In 1803, in its Marbury v. Madison decision, the Supreme Court established judicial review of the constitutionality of statutes.

In 1868, the U.S. House of Representatives impeached President Andrew Johnson by a vote of 126-47 following his attempted dismissal of Secretary of War Edwin M. Stanton; Johnson was later acquitted by the Senate.

In 1981, a jury in White Plains, New York, found Jean Harris guilty of second-degree murder in the fatal shooting of “Scarsdale Diet” author Dr. Herman Tarnower. (Sentenced to 15 years to life in prison, Harris was granted clemency by New York Gov. Mario Cuomo in December 1992.)
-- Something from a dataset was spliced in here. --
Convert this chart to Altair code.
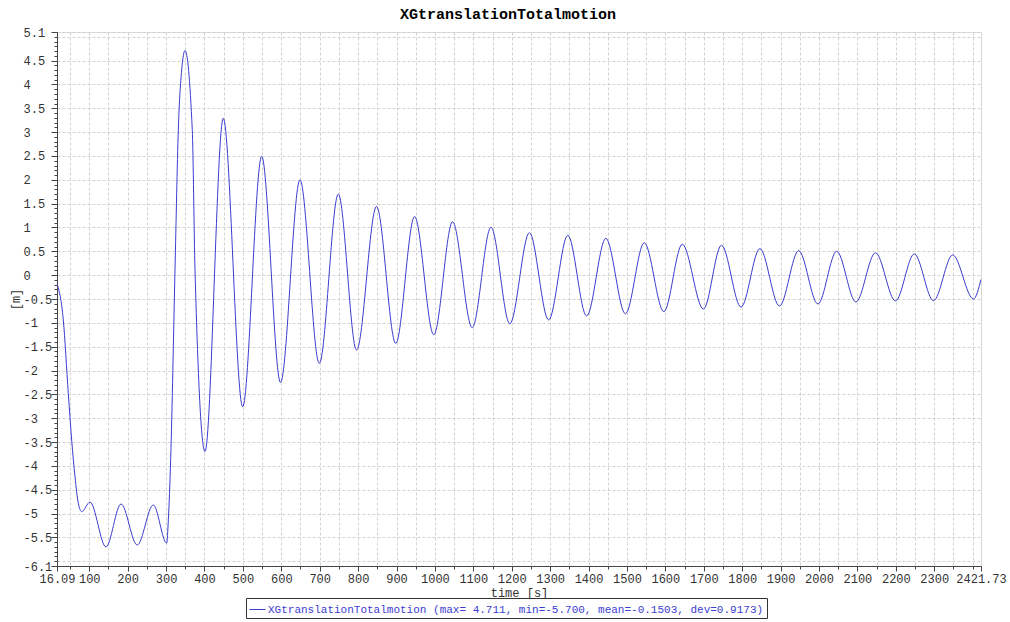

In 1986, the Supreme Court struck down, 6-3, an Indianapolis ordinance that would have allowed women injured by someone who had seen or read pornographic material to sue the maker or seller of that material.

In 1988, in a ruling that expanded legal protections for parody and satire, the Supreme Court unanimously overturned a $150,000 award that the Rev. Jerry Falwell had won against Hustler magazine and its publisher, Larry Flynt.

In 1989, a state funeral was held in Japan for Emperor Hirohito, who had died the month before at age 87.

In 1993, Canadian Prime Minister Brian Mulroney resigned after more than eight years in office.

In 2002, the Salt Lake City Olympics came to a close, the same day Canada won its first hockey gold in 50 years and three cross-country skiers were thrown out of the games for using a performance-enhancing drug.

In 2008, Cuba’s parliament named Raul Castro president, ending nearly 50 years of rule by his brother Fidel.

In 2011, Discovery, the world’s most traveled spaceship, thundered into orbit for the final time, heading toward the International Space Station on a journey marking the beginning of the end of the shuttle era.

In 2012, Jan Berenstain who with her husband, Stan, wrote and illustrated the Berenstain Bears books, died in Solebury Township, Pennsylvania at age 88.

In 2015, the Justice Department announced that George Zimmerman, the former neighborhood watch volunteer who fatally shot Trayvon Martin in a 2012 confrontation, would not face federal charges.

In 2020, former Hollywood mogul Harvey Weinstein was convicted in New York on charges of rape and sexual assault involving two women. (Weinstein was sentenced to 23 years in prison.)

In 2022, Russia began a full-scale invasion of Ukraine, launching airstrikes on cities and military bases and sending troops and tanks from multiple directions.